The vast majority of its revenue comes from renting construction and industrial equipment to customers by the day, week, or month, plus related delivery and service fees. It also earns money selling used equipment as it rotates the fleet, selling new equipment and supplies, and providing parts and service. The business is split into a General Rentals segment and a higher-margin Specialty segment (trench safety, power and HVAC, fluid solutions, and similar lines).
What segments does United Rentals report in its filings?
URI reports two segments: General Rentals, covering its broad fleet of construction and industrial equipment, and Specialty, which includes niche, generally higher-margin offerings such as trench safety, power and HVAC, fluid solutions, mobile storage, and tool solutions. Investors often watch whether Specialty is growing faster and contributing a rising share of total revenue and profit.
What operating metrics should I watch in URI's 10-Q and 10-K?
The MD&A typically discusses rental rates, time utilization (how busy the fleet is), the original equipment cost and average age of the fleet, and capital expenditures versus used-equipment sale proceeds. Because the business is capital-intensive and carries significant debt, leverage ratios and interest expense are also key. Small changes in rental rates or utilization can move margins meaningfully.
Why is United Rentals considered a cyclical stock?
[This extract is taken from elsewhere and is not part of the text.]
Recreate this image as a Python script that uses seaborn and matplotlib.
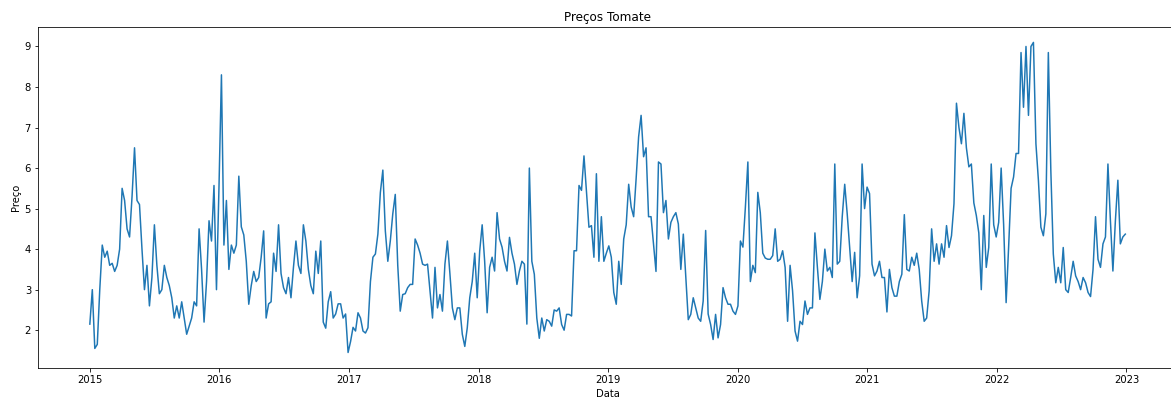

Its demand is driven by non-residential construction and industrial activity, which expand and contract with the broader economy. When building and industrial spending slow, fewer projects need rented equipment, pressuring rental rates and utilization. Combined with its substantial debt load, that cyclicality means earnings can swing more than those of less leveraged or less economically sensitive businesses.